Spoor of the Bookworm

By Bookworm1962

A world without string is chaos

Writing fiction has developed in me an abiding respect for the unknown in a human lifetime and a sense of where to look for the threads, how to follow, how to connect, find in the thick of the tangle what clear line persists.
Eudora Welty



I found myself looking at this tangled up mass of string and bits of wool in the small hours of this morning and thinking along somewhat similar lines to both the quote in today's title and the one from Eudora Welty. I would have done so for longer if I hadn't run out of lighter fuel and felt so peckish.

The particular tangle of different life paths that made me think of Eudora Welty and prompted me to dig out and reread my favourite story of hers "The Worn Path" were those of my grandmother and Thatcher. I talked about this in my letter to Miliband and in the comment section of one of this weeks blips. It's a subject that until now I've rarely talked about but it's been much on my mind this week. Two very different lives . In Welty's story an old woman, no doubt suffering from dementia, travels a well worn path, with all the scale of an epic quest, through both a physical and distorted mental landscape because she needs to get medicine for her grandson who has almost certainly died years earlier. Like Phoenix Jackson in the story, my gran used to go on journeys over old familiar routes prompted by her dementia, always with a firm and compelling goal in mind. In her case the old path was up the steep road winding out of the deep gorge that housed her home in New Lanark, down by the falls of Clyde, up to the old town of Lanark above us. My mother would watch from her window vantage point overlooking the road where it started to climb out of the village, waiting for her to come in the evening, shopping bag in hand - off to the chippy to buy dinner for up to a dozen of her relatives that she had left, hungry and demanding, around her table. The fact that, as my mother told her once when intercepting her, they had all been dead for many years - some since the Great War - did not phase her, "Aye..." she said, in that long drawn out eyebrows raised aye that leaves no doubt as to the speakers opinion of one's stupidity, ".....but they'll still want their tea." If she had lived in the Ritz, like some, she could just have dialled room service.

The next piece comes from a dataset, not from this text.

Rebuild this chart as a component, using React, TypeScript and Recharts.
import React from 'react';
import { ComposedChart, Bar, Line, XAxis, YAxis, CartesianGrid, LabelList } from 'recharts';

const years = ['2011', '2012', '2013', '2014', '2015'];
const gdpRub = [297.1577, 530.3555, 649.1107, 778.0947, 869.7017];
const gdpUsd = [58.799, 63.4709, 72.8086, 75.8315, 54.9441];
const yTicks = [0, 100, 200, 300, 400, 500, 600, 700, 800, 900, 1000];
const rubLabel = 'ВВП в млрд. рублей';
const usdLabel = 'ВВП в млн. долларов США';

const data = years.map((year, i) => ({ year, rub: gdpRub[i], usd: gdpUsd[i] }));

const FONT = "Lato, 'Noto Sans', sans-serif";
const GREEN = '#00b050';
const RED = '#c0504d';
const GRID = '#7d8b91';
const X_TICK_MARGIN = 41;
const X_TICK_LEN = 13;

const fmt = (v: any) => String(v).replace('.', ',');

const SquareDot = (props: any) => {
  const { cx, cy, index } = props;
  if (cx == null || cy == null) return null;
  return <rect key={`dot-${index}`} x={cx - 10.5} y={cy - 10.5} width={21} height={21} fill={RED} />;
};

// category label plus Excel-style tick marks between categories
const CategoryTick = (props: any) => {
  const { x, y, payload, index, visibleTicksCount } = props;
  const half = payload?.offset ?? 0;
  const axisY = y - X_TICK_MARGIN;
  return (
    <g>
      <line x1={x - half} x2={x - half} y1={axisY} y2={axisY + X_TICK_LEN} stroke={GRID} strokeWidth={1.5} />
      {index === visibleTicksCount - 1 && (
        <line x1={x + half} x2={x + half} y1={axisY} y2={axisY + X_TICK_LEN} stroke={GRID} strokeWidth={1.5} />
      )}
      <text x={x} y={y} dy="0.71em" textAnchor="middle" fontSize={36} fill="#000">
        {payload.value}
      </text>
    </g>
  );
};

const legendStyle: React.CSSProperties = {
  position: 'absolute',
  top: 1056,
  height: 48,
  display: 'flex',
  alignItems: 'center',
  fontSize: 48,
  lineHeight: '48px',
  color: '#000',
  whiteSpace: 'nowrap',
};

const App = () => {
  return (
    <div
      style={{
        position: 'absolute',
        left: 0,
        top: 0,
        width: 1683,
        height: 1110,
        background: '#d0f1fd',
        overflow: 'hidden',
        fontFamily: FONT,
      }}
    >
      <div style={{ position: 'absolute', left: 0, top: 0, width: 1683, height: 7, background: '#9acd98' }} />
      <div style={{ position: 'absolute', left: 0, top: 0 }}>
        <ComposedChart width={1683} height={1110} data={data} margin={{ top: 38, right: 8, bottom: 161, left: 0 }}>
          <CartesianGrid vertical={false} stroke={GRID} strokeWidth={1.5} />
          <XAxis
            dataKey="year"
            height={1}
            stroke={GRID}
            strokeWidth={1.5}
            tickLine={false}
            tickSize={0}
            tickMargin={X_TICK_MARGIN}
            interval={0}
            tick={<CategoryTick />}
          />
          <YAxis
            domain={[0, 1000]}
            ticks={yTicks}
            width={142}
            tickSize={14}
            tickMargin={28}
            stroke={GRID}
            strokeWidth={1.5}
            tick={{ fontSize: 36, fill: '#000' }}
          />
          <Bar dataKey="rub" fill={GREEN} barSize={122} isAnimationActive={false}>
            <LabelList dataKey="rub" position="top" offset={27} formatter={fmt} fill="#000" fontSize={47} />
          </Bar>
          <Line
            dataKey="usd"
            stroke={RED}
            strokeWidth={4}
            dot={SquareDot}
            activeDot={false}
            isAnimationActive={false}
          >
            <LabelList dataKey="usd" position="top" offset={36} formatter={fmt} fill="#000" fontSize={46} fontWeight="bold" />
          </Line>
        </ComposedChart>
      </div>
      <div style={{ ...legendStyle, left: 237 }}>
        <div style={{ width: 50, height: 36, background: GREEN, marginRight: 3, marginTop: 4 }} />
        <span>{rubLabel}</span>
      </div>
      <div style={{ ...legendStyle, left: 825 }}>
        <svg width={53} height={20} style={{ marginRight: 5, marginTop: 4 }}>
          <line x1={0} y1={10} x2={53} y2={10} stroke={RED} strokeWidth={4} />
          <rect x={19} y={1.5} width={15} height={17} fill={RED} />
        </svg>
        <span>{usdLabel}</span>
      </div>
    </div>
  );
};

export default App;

It's been an emotional roller coaster of a week since they announced Thatchers death, from the high induced by the sense that we were shot of her to the lows of the unexpected tsunami of fresh blood from old wounds that reopened. It's all been heightened ( and deepened) by my current drug state. After the very nearly suicidal reaction to my new antidepressants a week or so ago I briefly went back on my old ones intending to call the whole change off. I thought better of it though and decided to give them another chance and try and ride out the readjustment. So Mondays announcement caught me in a highly volatile state and its difficult to judge whether my reaction would have been so intense otherwise. On the other hand the country is full of people who obviously feel the same way and I know I would have been even more psyched if it had happened a couple of decades ago when it might have made a difference. I will be glad when Wednesday is behind us but I hope the momentum and sense of unity in opposition that has been reawakened can be harnessed and continued and that we all won't fall back into the defeated sense of futility and inevitability that has poisoned many of us for so long .

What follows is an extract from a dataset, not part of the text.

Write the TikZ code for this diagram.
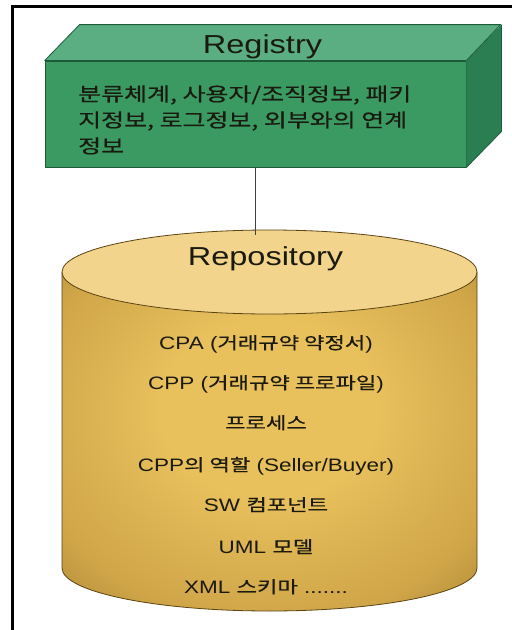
\documentclass[tikz,border=0pt]{standalone}
\usepackage{fontspec}
\setmainfont[FakeStretch=1.25]{Liberation Sans}
\newfontfamily\krfont[FakeStretch=1.32, FakeBold=0.6]{Noto Sans CJK KR}
% Korean run inside a Latin line
\newcommand\kr[1]{{\krfont\fontsize{16.8}{18}\selectfont #1}}
\definecolor{boxfront}{HTML}{3A9A62}
\definecolor{boxtop}{HTML}{5BAE82}
\definecolor{boxside}{HTML}{2B7D52}
\definecolor{boxedge}{HTML}{1D5A38}
\definecolor{capcol}{HTML}{F3D48C}
\definecolor{drumdark}{HTML}{86661F}
\definecolor{drummid}{HTML}{CFA548}
\definecolor{drumlight}{HTML}{E8C05C}
\definecolor{drumedge}{HTML}{5A4412}
\definecolor{ink}{HTML}{1A1A10}
% golden body of the drum: bright centre, darker rim
\pgfdeclareradialshading{drumbody}{\pgfpoint{0bp}{6bp}}{%
  color(0bp)=(drumlight); color(13bp)=(drumlight); color(30bp)=(drummid); color(48bp)=(drumdark); color(70bp)=(drumdark)}
\tikzset{
  face/.style={draw=boxedge, line width=0.8pt, line join=round},
  title/.style={anchor=base, inner sep=0pt, text=ink, font=\fontsize{26}{30}\selectfont},
  regline/.style={anchor=base west, inner sep=0pt, text=ink, font=\krfont\fontsize{18.9}{22}\selectfont},
  item/.style={anchor=base, inner sep=0pt, text=ink, font=\fontsize{18}{20}\selectfont},
}
\begin{document}
\begin{tikzpicture}[x=1pt, y=-1pt]
\useasboundingbox (0,0) rectangle (512,630);
\fill[white] (0,0) rectangle (512,630);
% outer frame
\draw[line width=3pt] (12,640) -- (12,6) -- (520,6);

% registry block
\node[face, fill=boxfront, minimum width=421pt, minimum height=106pt, inner sep=0pt] (reg) at (255.5,114) {};
\fill[boxtop] (reg.north west) -- ++(35,-36) -- ++(421,0) -- (reg.north east) -- cycle;
\fill[boxside] (reg.north east) -- ++(35,-36) -- ++(0,107) -- (reg.south east) -- cycle;
\draw[face] (reg.north west) -- ++(35,-36) -- ++(421,0) -- (reg.north east)
            ++(35,-36) -- ++(0,107) -- (reg.south east);
\draw[boxedge, line width=1.2pt] (reg.north west) -- (reg.north east);
\node[title] (regtitle) at (262.5,53) {Registry};
\node[regline] (reg1) at (78,101) {분류체계, 사용자/조직정보, 패키};
\node[regline] (reg2) at (78,127) {지정보, 로그정보, 외부와의 연계};
\node[regline] (reg3) at (78,153) {정보};

% repository drum
\path[shading=drumbody]
  (62,272) -- (62,568) arc (180:0:207.5 and 43) -- (477,272) -- cycle;
\draw[drumedge, line width=0.8pt] (62,272) -- (62,568) arc (180:0:207.5 and 43) -- (477,272);
\filldraw[fill=capcol, draw=drumedge, line width=0.8pt] (269.5,272) ellipse (207.5 and 42);
\coordinate (repotop) at (reg.south |- 0,235);
\node[title] (repotitle) at (265.5,265) {Repository};

% connector
\draw[line width=0.8pt, black!75] (reg.south) -- (repotop);

% repository contents
\node[item] (i1) at (266,349) {CPA (\kr{거래규약 약정서})};
\node[item] (i2) at (266,389) {CPP (\kr{거래규약 프로파일})};
\node[item] (i3) at (266,429) {\kr{프로세스}};
\node[item] (i4) at (266,471) {CPP\kr{의 역할} (Seller/Buyer)};
\node[item] (i5) at (266,511) {SW \kr{컴포넌트}};
\node[item] (i6) at (266,553) {UML \kr{모델}};
\node[item] (i7) at (266,593) {XML \kr{스키마} .......};
\end{tikzpicture}
\end{document}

I had someone coming round on Friday to fix the dodgy Internet connection but the place is such a tip that shame and practicality meant I had a lot of clearing up to do. It's got this way because of all the things I can't do, so I was dreading it. Then on Tuesday I had another "event" in my spine where a couple of my disc prolapses decided to move significantly and further crush my spinal root nerves. These happen every so often and usually mark a permanent shift downward in function and upward in pain. This one was bad, it's the first time I've actually fainted from pain. I tried to spend as much time immobile and firmly supported as possible inte hope it would ease enough to let me get on with thing but no luck. Thursday night came and I had no choice but to get on with things. I ended up unable even to half stand and finished up on my knees, crawling around in fits and starts clearing up as bet I can. Then on Friday the guy didn't show up! Inevitably I'd made things a lot worse and even maxing out my morphine wasn't even denting the pain just giving me the tell tale little symptoms of the outskirts of overdose. So I resorted to my long hoarded, emergencies only supply of other, unprescribable drugs. Hence my extended and deeply meaningful contemplation of tangles.

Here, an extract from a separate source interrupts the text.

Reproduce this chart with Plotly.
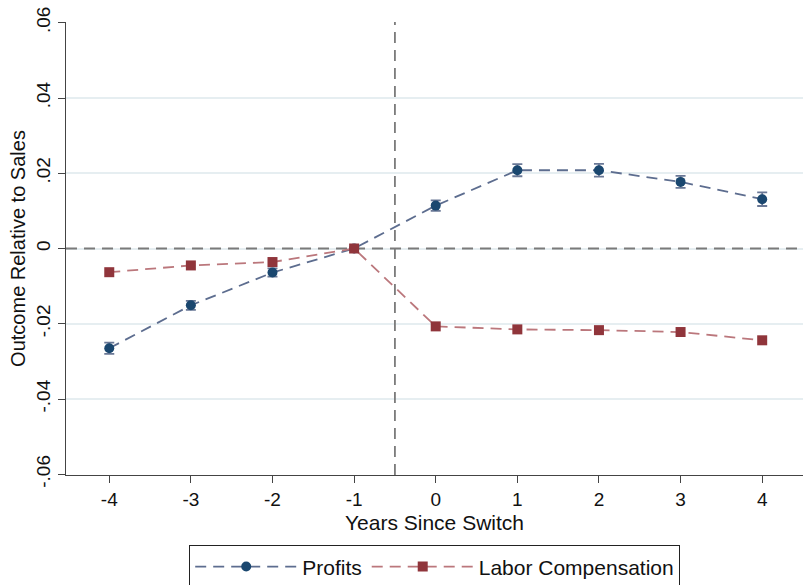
import plotly.graph_objects as go

# Event-study estimates by years relative to the switch
years = [-4, -3, -2, -1, 0, 1, 2, 3, 4]
profits = [-0.0265, -0.0151, -0.0064, 0.0, 0.0114, 0.0208, 0.0208, 0.0177, 0.0131]
profits_se = [0.0015, 0.0012, 0.0011, 0.0, 0.0014, 0.0016, 0.0017, 0.0016, 0.0018]
labor = [-0.0063, -0.0045, -0.0036, 0.0, -0.0207, -0.0215, -0.0217, -0.0222, -0.0244]
labor_se = [0.0004, 0.0004, 0.0004, 0.0, 0.0004, 0.0004, 0.0004, 0.0004, 0.0004]

y_ticks = [-0.06, -0.04, -0.02, 0.0, 0.02, 0.04, 0.06]
y_tick_text = ["-.06", "-.04", "-.02", "0", ".02", ".04", ".06"]

# Reference lines: zero effect and the year of the switch
x_range = [-4.53, 4.5]
y_range = [-0.0602, 0.0602]
switch_x = -0.5

NAVY = "#1a476f"
NAVY_LINE = "#5d6d8f"
MAROON = "#90353b"
MAROON_LINE = "#bb777c"
REF_GRAY = "#7a7a7a"
FONT = "Liberation Sans, Arial, sans-serif"
DASH = "11px,7px"

fig = go.Figure()

# Reference lines go first so the estimates sit on top of them
fig.add_trace(go.Scatter(
    x=x_range, y=[0, 0], mode="lines", showlegend=False, hoverinfo="skip",
    line=dict(color=REF_GRAY, width=1.8, dash=DASH),
))
fig.add_trace(go.Scatter(
    x=[switch_x, switch_x], y=y_range, mode="lines", showlegend=False, hoverinfo="skip",
    line=dict(color=REF_GRAY, width=1.8, dash=DASH),
))

fig.add_trace(go.Scatter(
    x=years, y=profits, name="Profits", mode="lines+markers",
    line=dict(color=NAVY_LINE, width=1.8, dash=DASH),
    marker=dict(symbol="circle", size=10, color=NAVY),
    error_y=dict(type="data", array=profits_se, visible=True,
                 color="#6a7896", thickness=1.8, width=5),
))
fig.add_trace(go.Scatter(
    x=years, y=labor, name="Labor Compensation", mode="lines+markers",
    line=dict(color=MAROON_LINE, width=1.8, dash=DASH),
    marker=dict(symbol="square", size=10, color=MAROON),
    error_y=dict(type="data", array=labor_se, visible=True,
                 color="#b07378", thickness=1.2, width=3),
))

fig.update_layout(
    width=805, height=585,
    margin=dict(l=66, r=2, t=22, b=110, autoexpand=False),
    paper_bgcolor="white", plot_bgcolor="white",
    font=dict(family=FONT, size=19, color="#111111"),
    showlegend=True,
    legend=dict(
        orientation="h", x=0.5, xanchor="center", y=-0.155, yanchor="top",
        bordercolor="#222222", borderwidth=1.2, bgcolor="white",
        font=dict(family=FONT, size=21, color="#111111"),
        itemwidth=102, traceorder="normal",
    ),
    xaxis=dict(
        range=x_range, tickvals=years, ticktext=[str(v) for v in years],
        showgrid=False, zeroline=False,
        showline=True, linecolor="#444444", linewidth=1.3,
        ticks="outside", ticklen=7, tickcolor="#444444", tickwidth=1.2,
        tickfont=dict(size=19),
        title=dict(text="Years Since Switch", font=dict(size=21), standoff=6),
    ),
    yaxis=dict(
        range=y_range, tickvals=y_ticks, ticktext=y_tick_text,
        showgrid=True, gridcolor="#e6eef1", gridwidth=1.5, zeroline=False,
        showline=True, linecolor="#444444", linewidth=1.3,
        ticks="outside", ticklen=7, tickcolor="#444444", tickwidth=1.2,
        tickangle=-90, tickfont=dict(size=19),
        title=dict(text="Outcome Relative to Sales", font=dict(size=20), standoff=2),
    ),
)

fig.write_html("out.html")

I wish I was at the party in Trafalgar Square tonight. I am in spirit but I'm just in too much pain to even think about the journey, even though I live so close to London. It's not looking like I'll be fit enough by Wednesday either and that really bothers me, the day needs to be marked and not surrendered to those who wish to celebrate and mythologise her.

Oh well off to have my own little party and join the revellers in Trafalgar Square via rolling-news. I've had the stuff on my playlist going constantly. My favourites are definitely Elvis Costello's Tramp the dirt down and John Mcullagh's I'll dance on your grave Mrs Thatcher

Wonderful to see the BBC being pushed into having to play "Ding! Dong! The wicked witch is dead" on their chart shows.